I really love the angle we’re seeing here. Fundamentally it seems the story is about feeling alienated from your sense of self and happiness because others have decided (and frequently told you) that your body doesn’t fit your location within gender. Like what you want isn’t something that someone with your body gets to have. I actually think we don’t get that super often, at least from this direction. I mean yeah if you look at it just from a perspective of non-femme > femme it looks like a shitty trope, but like of course it does because you’re not including any of the other context.
Yes, the direction she’s going seems to be toward something more normative, but this is (at least to me) pretty clearly an example of someone healing from being precluded things that everyone else of your gender is just assumed to be able to have. Just as gender roles try to constrain how women are allowed to be, they also constrain who is allowed to be a woman, and I think that’s what we’re seeing here—the shitty idea that women are supposed to be small and weak is defended not just by degrading women when we try to be otherwise, but also excluding us from womanhood when we aren’t those things. The influence of patriarchy tries to reject counterexamples from both directions, because both show that the order and structure gender is constructed to provide are ultimately false, and reality is not so easily constrained into strict binaries.

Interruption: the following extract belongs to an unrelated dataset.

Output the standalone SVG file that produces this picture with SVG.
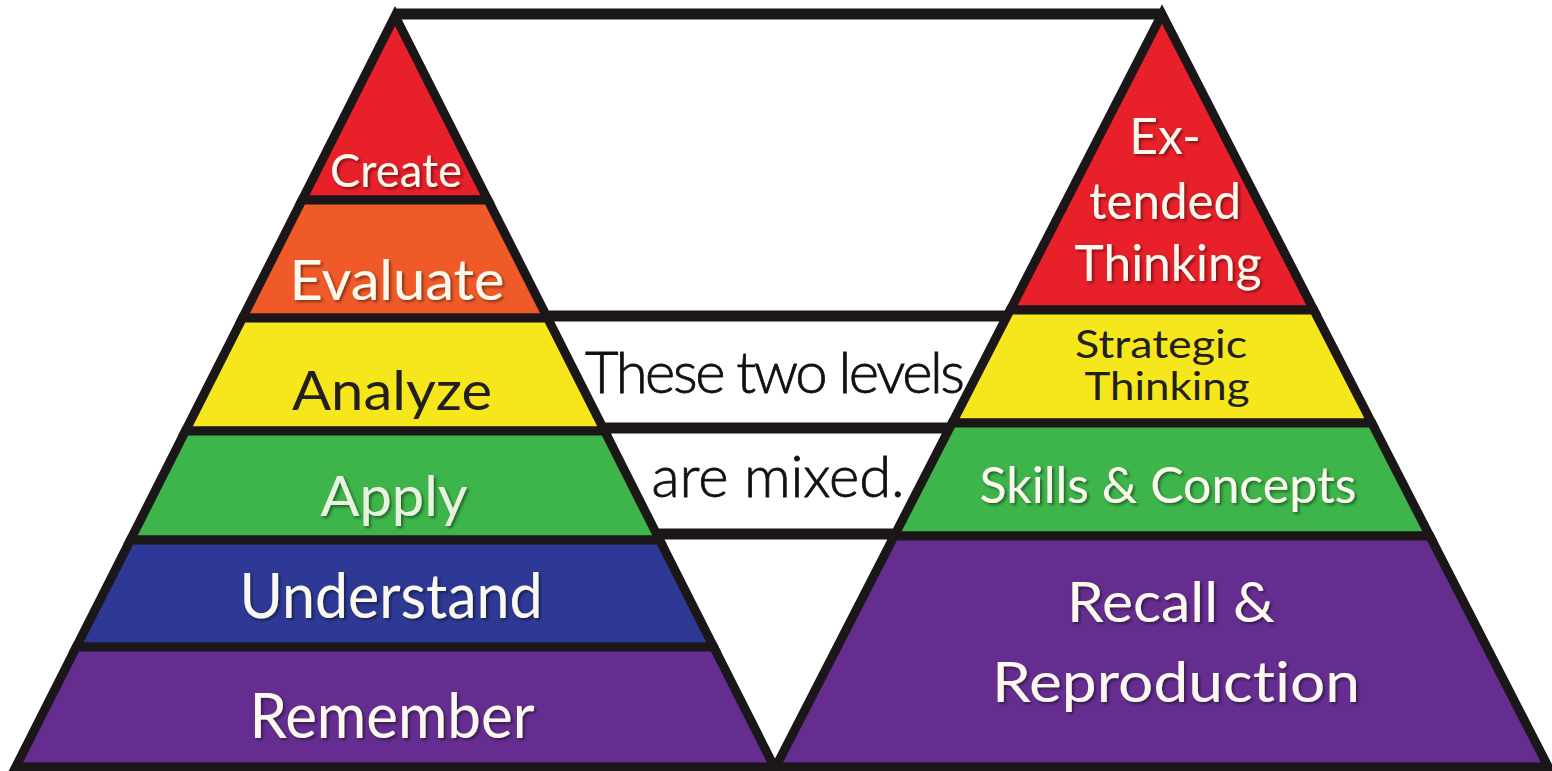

I really fucking feel this as a trans woman, seeing some of my tall trans sisters wrestle deeply with feeling like they aren’t allowed to be femme or pretty—just as cis society tries to tell us we owe it femininity, it also tells us, especially tall or non-passing women, that they can’t have femininity. It’s a paradox meant to make us feel responsible for our own exclusion. Some of us aren’t femme, but we should have the fucking choice. Not being able to chose where you show up in gender always fucks you up.
Even when what society forces you to do aligns with what you want to do, it steals the agency and liberating self-expression that would come from a fully voluntary act of self-representation. We have high femme women in the lesbian community for a reason, and part of that reason is that wresting femininity away from the heteronormative patriarchy and claiming it for one’s own purposes is a powerful, transformative act. It says, “you don’t get to tell me whether or how I get to have these things, I decide that. I do not accept playing your game as a condition for having these things.”
So yes, I’m fucking hype for our protagonist learning how to break out of the negative bind of gender rolls, and I think it will be beautiful watching her learn that she gets to have her gender, and I strongly disagree with the perspective that she’s capitulating to the patriarchy. Capitulating would be letting yourself be erased, which is sort of what she has been doing, and I’m excited to watch her bloom into a gay ballroom femme.